YANGON—On this day in 1911, Maung Thant, a farmer turned folk hero who many Myanmar people hoped would restore the monarchy and lead a rebellion against the British, was sentenced to death by the British colonial government.
A few decades earlier, the British government had implemented a violent crackdown on Myanmar resistance fighters that included the beheading of Bo Min Yaung, a cousin of one of the grandmothers of Myanmar’s independence hero General Aung San.
After rumors spread that Maung Thant, a poor farmer from Myinmu (in what is now Sagaing Region) had supernatural powers, the 20-year-old became the hope of many in Myanmar, whose people were desperate for any relief from high taxes and economic hardship.
Believing they could not be harmed by bullets if they were with Maung Thant, thousands of people joined him in a raid on Myinmu police station, but were repulsed by Indian colonial police. Maung Thant went into hiding, but was eventually arrested at Rangoon (now Yangon) Central Railway Station.

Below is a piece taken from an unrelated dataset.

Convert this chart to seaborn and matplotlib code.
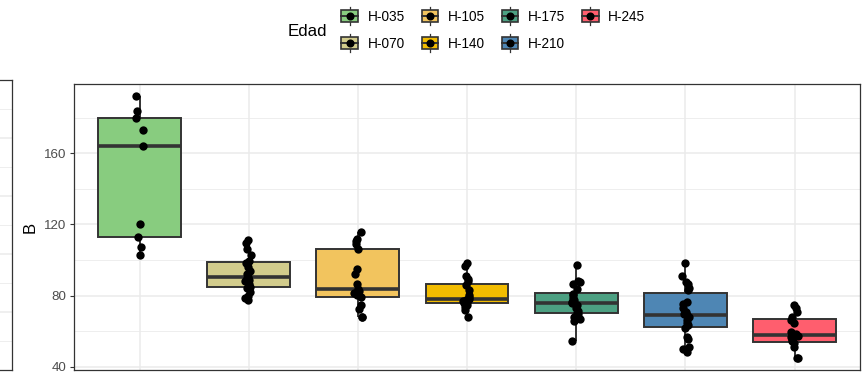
import numpy as np
import pandas as pd
import matplotlib
matplotlib.use("Agg")
import matplotlib.pyplot as plt
from matplotlib.legend_handler import HandlerBase
from matplotlib.patches import Rectangle
from matplotlib.lines import Line2D
import seaborn as sns

# ---- data -------------------------------------------------------------
edades = ["H-035", "H-070", "H-105", "H-140", "H-175", "H-210", "H-245"]

b_h035 = [102.8, 107.1, 113.1, 120.1, 164.1, 173.1, 180.0, 184.0, 192.2]
b_h070 = [77.5, 78.5, 80.0, 82.0, 84.2, 85.0, 86.5, 88.0, 89.0, 90.0,
          90.6, 92.0, 94.0, 96.0, 98.5, 99.5, 103.0, 106.0, 109.5, 111.2]
b_h105 = [67.8, 68.0, 72.3, 74.7, 79.0, 80.3, 81.5, 82.8, 83.8, 86.5,
          92.1, 94.8, 106.2, 109.0, 110.5, 112.0, 115.9]
b_h140 = [67.8, 72.0, 73.5, 74.5, 75.7, 76.1, 76.6, 77.0, 77.4, 77.7,
          78.1, 79.0, 80.3, 83.1, 86.0, 88.0, 91.0, 89.5, 96.6, 98.5]
b_h175 = [54.6, 65.9, 67.0, 68.1, 69.7, 70.1, 71.5, 73.0, 74.7, 75.6,
          76.4, 77.5, 78.5, 80.3, 81.0, 83.4, 86.5, 87.5, 88.0, 97.2]
b_h210 = [48.4, 50.0, 51.2, 55.4, 56.5, 61.6, 63.6, 64.6, 66.2, 68.0, 68.8,
          69.4, 71.0, 72.8, 75.0, 76.5, 83.3, 84.4, 86.5, 87.8, 91.0, 98.1]
b_h245 = [44.6, 44.9, 51.2, 53.4, 54.2, 55.5, 56.9, 57.4, 58.2, 59.7,
          64.7, 66.2, 67.8, 71.0, 72.8, 74.7]

colores = ["#88CC7F", "#D2CC8C", "#F2C45E", "#F2BC00",
           "#4CA082", "#4E86B4", "#FF5E6E"]

y_major = [40, 80, 120, 160]
y_minor = [60, 100, 140, 180]

series = [b_h035, b_h070, b_h105, b_h140, b_h175, b_h210, b_h245]
df = pd.DataFrame({
    "Edad": np.repeat(edades, [len(s) for s in series]),
    "B": np.concatenate(series),
})
df["Edad"] = pd.Categorical(df["Edad"], categories=edades, ordered=True)
paleta = dict(zip(edades, colores))

# ---- figure -----------------------------------------------------------
W, H = 867, 373
fig = plt.figure(figsize=(W / 100, H / 100), dpi=100)
plt.rcParams["font.family"] = ["Liberation Sans", "DejaVu Sans"]

def px_axes(left, top, right, bottom):
    return fig.add_axes([left / W, 1 - bottom / H, (right - left) / W, (bottom - top) / H])

grid_major = "#EBEBEB"
border = "#333333"

# neighbouring panel on the left edge
ax0 = px_axes(-60, 80, 12.5, 370)
ax0.set_xlim(0, 1)
ax0.set_ylim(0, 10)
for k in range(1, 10):
    ax0.axhline(k, color=grid_major, lw=1.1 if k % 2 == 0 else 0.6, zorder=0)
ax0.set_xticks([])
ax0.set_yticks([])
for s in ax0.spines.values():
    s.set_color(border)
    s.set_linewidth(0.9)

# main panel
ax = px_axes(74, 84, 860, 370)
sns.boxplot(data=df, x="Edad", y="B", hue="Edad", palette=paleta, legend=False,
            saturation=1, width=0.76, linewidth=1.4, linecolor=border,
            showfliers=False, showcaps=False, whis=1.5,
            medianprops=dict(linewidth=2.6, color=border),
            ax=ax, zorder=2)
np.random.seed(3)
sns.stripplot(data=df, x="Edad", y="B", color="black", jitter=0.04, size=6,
              linewidth=0, ax=ax, zorder=3)

ax.set_xlim(-0.6, 6.6)
ax.set_ylim(38.1, 199)
ax.set_yticks(y_major)
ax.set_yticks(y_minor, minor=True)
ax.set_xticks(range(len(edades)))
ax.set_xticklabels([])
ax.tick_params(axis="x", length=0)
ax.tick_params(axis="y", which="major", length=2.9, width=0.8, color=border,
               labelsize=9.6, labelcolor="#4D4D4D", pad=2.4)
ax.tick_params(axis="y", which="minor", length=0)
ax.grid(True, which="major", color=grid_major, lw=1.1)
ax.grid(True, which="minor", axis="y", color=grid_major, lw=0.6)
ax.set_axisbelow(True)
ax.set_xlabel("")
ax.set_ylabel("B", fontsize=12, labelpad=5)
for s in ax.spines.values():
    s.set_color(border)
    s.set_linewidth(0.9)


# legend keys: small boxplot glyph with a point
class BoxKey(HandlerBase):
    def create_artists(self, legend, orig_handle, xdescent, ydescent,
                       width, height, fontsize, trans):
        col = orig_handle.get_facecolor()
        cx = -xdescent + width / 2
        cy = -ydescent + height / 2
        bw, bh = width * 0.86, height * 0.72
        top, bot = -ydescent + height * 1.05, -ydescent - height * 0.05
        arts = [
            Line2D([cx, cx], [bot, top], color=border, lw=0.9),
            Rectangle((cx - bw / 2, cy - bh / 2), bw, bh, facecolor=col,
                      edgecolor=border, lw=1.2),
            Line2D([cx - bw / 2, cx + bw / 2], [cy, cy], color=border, lw=1.4),
            Line2D([cx], [cy], marker="o", color="black", markersize=4.8, lw=0),
        ]
        for a in arts:
            a.set_transform(trans)
        return arts


handles = [Rectangle((0, 0), 1, 1, facecolor=c) for c in colores]
fig.legend(handles, edades, handler_map={Rectangle: BoxKey()},
           loc="upper left", bbox_to_anchor=(340 / W, 1 - 8 / H),
           ncol=4, frameon=False, fontsize=9.8, borderpad=0, borderaxespad=0,
           handlelength=1.45, handleheight=1.5, handletextpad=0.6,
           columnspacing=1.1, labelspacing=0.75)
fig.text(288 / W, 1 - 32 / H, "Edad", fontsize=12.2, ha="left", va="center")

fig.savefig("out.png", dpi=100)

He was hanged in Mandalay Prison.
Four others were hanged along with Maung Thant and 29 others were sentenced to life imprisonment. Villagers who supported the rebellion were fined and jailed. Though his image as the “new king of Myanmar” was scorned by the government and the urban educated class, he was popular among rural people in both Upper and Lower Myanmar. Many children, including a boy born in the Irrawaddy Delta, were named after him. That boy would later become known around the world as U Thant, the third United Nations secretary-general.
Twenty years after Maung Thant’s hanging, Saya San led an armed peasant rebellion. Saya San was himself hanged at the age of 52. Around 3,000 rebels who fought alongside him were killed or injured. Over 8,000 were arrested, with 78 hanged and 270 sentenced to life imprisonment.
British troops displayed the heads of peasants who died in the rebellion in Prome (now Pyay).